The Tree of Life by Kaitlin Acosta. Submitted to the 2018 Book of Mormon Central Art Contest.
“And now, my brethren, I desire that ye shall plant this word in your hearts, and as it beginneth to swell even so nourish it by your faith. And behold, it will become a tree, springing up in you unto everlasting life.”

Alma 33:23

The Know

While teaching “the poor class of people” at the hill Onidah (Alma 32:2–4), Alma used a metaphor to help them learn how to cultivate strong and lasting faith: he compared the word of the Lord to a seed, planted in their hearts (Alma 32:28; cf. 33:23; 34:4). If it is a good seed, he explained, it would sprout and begin to grow. And if it is properly nourished “it will get root, and grow up, and bring forth fruit” (Alma 32:37) until it becomes a full-blown “tree springing up unto everlasting life” (Alma 32:41; 33:23).

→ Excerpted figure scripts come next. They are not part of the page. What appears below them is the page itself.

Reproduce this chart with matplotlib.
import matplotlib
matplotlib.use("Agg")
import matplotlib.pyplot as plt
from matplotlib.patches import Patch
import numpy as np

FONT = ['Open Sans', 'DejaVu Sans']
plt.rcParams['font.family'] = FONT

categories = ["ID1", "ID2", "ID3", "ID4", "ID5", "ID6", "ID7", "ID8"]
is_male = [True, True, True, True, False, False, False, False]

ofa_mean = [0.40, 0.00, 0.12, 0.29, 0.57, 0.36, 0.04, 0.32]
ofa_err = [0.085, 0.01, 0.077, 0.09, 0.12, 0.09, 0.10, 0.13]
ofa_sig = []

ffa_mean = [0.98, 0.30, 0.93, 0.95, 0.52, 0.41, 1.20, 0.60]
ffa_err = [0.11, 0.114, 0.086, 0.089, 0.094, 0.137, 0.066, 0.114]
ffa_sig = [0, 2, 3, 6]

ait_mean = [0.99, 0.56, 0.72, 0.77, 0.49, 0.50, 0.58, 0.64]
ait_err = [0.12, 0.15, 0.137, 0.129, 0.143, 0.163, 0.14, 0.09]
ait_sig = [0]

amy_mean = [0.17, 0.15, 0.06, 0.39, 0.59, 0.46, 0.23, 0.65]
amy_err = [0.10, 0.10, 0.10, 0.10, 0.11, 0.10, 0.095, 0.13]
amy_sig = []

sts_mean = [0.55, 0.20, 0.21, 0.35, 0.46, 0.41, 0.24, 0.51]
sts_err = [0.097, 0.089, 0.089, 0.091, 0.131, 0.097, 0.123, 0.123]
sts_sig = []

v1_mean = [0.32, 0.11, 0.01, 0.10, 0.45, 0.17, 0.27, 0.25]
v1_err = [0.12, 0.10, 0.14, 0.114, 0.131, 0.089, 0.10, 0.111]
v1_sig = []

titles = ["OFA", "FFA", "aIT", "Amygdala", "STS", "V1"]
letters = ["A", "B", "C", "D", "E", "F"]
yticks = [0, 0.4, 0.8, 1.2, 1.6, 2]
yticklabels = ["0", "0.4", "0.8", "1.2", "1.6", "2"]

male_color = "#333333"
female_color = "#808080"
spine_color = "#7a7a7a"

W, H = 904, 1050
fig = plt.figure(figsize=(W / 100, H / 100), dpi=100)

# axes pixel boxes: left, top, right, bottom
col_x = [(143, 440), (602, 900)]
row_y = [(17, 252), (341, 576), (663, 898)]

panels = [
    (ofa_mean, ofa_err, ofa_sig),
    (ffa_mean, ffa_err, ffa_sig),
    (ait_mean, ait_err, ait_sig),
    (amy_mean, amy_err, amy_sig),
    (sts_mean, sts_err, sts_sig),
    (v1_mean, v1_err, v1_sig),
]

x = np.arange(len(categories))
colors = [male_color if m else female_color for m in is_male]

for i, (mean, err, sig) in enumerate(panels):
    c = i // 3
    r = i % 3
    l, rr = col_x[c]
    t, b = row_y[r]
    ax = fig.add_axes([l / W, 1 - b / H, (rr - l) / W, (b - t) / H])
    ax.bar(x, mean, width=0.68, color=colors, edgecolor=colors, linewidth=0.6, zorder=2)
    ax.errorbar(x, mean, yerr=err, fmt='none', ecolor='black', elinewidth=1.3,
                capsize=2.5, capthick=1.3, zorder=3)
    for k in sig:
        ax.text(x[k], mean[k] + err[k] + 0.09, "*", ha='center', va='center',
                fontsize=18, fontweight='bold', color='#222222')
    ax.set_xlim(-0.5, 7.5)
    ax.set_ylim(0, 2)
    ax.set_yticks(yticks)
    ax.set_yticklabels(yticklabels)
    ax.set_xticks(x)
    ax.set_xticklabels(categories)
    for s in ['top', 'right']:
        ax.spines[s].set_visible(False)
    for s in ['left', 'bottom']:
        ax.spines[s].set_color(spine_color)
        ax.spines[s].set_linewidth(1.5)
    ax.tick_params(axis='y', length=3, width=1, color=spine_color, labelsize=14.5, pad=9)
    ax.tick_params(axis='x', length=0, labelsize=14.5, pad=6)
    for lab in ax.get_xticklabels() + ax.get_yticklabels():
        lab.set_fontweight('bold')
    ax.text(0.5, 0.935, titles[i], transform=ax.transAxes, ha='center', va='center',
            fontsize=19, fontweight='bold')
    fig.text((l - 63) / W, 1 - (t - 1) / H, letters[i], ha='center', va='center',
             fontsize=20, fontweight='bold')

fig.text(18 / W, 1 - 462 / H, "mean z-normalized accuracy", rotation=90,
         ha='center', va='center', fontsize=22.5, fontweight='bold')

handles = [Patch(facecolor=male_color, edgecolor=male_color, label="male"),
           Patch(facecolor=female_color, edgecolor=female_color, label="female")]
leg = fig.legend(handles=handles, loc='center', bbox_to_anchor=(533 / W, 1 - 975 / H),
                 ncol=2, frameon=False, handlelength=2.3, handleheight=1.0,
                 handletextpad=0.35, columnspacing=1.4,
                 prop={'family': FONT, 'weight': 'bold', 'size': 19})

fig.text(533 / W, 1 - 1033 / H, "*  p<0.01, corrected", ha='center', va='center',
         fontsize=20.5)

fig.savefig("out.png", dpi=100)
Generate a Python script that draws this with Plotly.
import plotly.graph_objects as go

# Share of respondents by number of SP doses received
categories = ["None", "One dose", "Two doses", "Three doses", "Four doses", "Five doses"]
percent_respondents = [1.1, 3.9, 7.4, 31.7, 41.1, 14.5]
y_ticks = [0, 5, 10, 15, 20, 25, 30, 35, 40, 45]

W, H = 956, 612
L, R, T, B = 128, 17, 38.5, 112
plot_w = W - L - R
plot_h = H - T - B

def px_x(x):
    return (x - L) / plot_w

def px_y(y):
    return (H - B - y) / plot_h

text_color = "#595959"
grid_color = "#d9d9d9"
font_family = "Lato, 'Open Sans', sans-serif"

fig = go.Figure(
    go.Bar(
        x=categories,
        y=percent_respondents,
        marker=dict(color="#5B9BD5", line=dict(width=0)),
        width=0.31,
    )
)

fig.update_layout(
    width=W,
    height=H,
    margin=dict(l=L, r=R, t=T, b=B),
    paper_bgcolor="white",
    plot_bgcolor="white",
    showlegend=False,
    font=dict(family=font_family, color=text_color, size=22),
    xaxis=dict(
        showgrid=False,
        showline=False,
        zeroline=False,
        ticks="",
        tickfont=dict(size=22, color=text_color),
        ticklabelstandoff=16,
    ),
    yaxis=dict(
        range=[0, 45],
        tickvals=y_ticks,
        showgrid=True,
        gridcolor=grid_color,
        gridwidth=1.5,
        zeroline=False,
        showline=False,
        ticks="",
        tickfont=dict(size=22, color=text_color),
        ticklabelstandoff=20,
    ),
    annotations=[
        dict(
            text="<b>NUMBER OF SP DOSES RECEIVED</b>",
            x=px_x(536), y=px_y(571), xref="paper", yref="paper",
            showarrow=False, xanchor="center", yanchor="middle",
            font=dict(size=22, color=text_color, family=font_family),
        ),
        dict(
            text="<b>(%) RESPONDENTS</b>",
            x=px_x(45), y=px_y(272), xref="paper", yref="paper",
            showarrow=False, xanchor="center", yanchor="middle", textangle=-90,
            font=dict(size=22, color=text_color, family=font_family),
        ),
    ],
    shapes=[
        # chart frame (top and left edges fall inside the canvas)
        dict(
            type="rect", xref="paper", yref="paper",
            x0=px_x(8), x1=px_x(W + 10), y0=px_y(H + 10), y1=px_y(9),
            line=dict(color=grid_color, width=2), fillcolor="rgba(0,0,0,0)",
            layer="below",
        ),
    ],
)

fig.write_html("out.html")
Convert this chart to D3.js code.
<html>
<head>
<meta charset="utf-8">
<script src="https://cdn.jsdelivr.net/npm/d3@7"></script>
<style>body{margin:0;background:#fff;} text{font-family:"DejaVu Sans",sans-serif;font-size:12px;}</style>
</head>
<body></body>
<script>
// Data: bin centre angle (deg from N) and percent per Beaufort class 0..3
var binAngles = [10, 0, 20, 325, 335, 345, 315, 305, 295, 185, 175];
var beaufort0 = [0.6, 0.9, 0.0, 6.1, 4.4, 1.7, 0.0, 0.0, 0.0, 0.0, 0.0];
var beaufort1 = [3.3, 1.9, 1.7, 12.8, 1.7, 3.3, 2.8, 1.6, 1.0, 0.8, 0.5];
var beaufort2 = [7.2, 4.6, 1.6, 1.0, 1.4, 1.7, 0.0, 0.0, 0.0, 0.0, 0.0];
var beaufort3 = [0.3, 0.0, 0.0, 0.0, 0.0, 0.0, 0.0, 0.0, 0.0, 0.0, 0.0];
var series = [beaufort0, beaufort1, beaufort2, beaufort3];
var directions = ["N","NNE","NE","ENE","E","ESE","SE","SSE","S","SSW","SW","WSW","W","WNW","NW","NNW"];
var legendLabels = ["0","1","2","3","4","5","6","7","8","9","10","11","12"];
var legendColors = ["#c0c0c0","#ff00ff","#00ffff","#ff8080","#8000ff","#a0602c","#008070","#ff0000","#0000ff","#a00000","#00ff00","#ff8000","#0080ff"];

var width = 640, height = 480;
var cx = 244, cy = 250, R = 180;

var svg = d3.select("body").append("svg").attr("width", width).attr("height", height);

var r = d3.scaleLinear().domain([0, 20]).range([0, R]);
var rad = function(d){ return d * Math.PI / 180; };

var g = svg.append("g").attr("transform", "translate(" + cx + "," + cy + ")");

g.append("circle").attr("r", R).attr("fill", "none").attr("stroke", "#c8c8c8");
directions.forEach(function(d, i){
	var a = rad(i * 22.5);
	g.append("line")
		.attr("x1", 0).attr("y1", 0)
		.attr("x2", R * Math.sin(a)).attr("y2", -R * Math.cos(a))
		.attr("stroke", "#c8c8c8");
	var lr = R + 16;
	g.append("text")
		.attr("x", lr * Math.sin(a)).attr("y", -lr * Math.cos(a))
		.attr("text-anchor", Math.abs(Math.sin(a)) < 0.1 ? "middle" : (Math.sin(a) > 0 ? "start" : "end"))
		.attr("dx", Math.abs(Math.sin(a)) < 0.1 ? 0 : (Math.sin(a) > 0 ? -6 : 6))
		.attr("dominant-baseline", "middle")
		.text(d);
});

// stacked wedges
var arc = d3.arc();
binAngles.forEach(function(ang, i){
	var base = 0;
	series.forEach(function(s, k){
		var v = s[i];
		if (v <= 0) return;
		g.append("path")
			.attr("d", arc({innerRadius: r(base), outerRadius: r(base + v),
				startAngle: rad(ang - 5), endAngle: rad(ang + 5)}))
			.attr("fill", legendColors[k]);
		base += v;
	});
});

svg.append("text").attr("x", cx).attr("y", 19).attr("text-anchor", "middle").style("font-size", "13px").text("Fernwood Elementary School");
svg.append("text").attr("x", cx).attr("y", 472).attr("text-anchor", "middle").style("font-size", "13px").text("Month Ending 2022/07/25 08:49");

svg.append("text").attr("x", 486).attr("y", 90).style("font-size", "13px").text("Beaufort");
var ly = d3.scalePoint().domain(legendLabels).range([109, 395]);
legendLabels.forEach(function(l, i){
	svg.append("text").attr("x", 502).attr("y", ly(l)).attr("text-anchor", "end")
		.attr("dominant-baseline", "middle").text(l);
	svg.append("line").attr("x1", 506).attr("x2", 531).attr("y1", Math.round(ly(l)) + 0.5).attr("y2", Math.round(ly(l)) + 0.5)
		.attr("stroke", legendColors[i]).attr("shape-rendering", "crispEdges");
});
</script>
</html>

As Latter-day Saint scholar John L. Sorenson observed, “The Maya of the Classic period [ca. AD 250–900] may have preserved a visual correspondence to this concept,” through artwork depicting “trees growing from the breasts or hearts of sacrificial victims.”1 For example, the Dresden Codex (one of only four pre-Columbian Maya codices), “shows a sacrificial victim with a tree growing from his heart,” that Latter-day Saint archaeologist John E. Clark described as “a literal portrayal of the metaphor preached in Alma, chapter 32.”2 Similarly, Piedras Negras Stela 11 shows “a seedling grow[ing] from the heart of a sacrificial victim.”3 Sorenson described this as a potentially “distorted version of the Book of Mormon image of the gospel seed sprouting from the human heart.”4

Anthropomorphic Tree from Dresden Codex 3

Anthropomorphic Tree from Dresden Codex 3

Piedras Negras Stela 11. Drawing by Linda Schele.

Piedras Negras Stela 11. Drawing by Linda Schele.

On the lid of Pakal’s tomb at Palenque, Pakal is portrayed as the sacrificed Maize God, and “from his body rises the World Tree, the earth’s central axis.”5 Joseph L. and Blake J. Allen believed “the carving has the appearance of a tree of life sprouting from the heart of the king, which is reminiscent of Alma’s discourse on planting the seed of faith in our hearts and nurturing it to become a tree.”6 In addition, seven of Pakal’s ancestors are depicted as fruit-bearing trees along the sides of his sarcophagus lid,7 reinforcing the idea that he, like his ancestors, would rise from the dead as an “anthropomorphic tree.”8   

The world tree arising from the body of the sacrificed maize god. Sarcophagus lid of the Tomb of Pakal, 7th century, Palenque. Image via New York Public Library, sciencesource.com.

The world tree arising from the body of the sacrificed maize god. Sarcophagus lid of the Tomb of Pakal, 7th century, Palenque. Image via New York Public Library, sciencesource.com.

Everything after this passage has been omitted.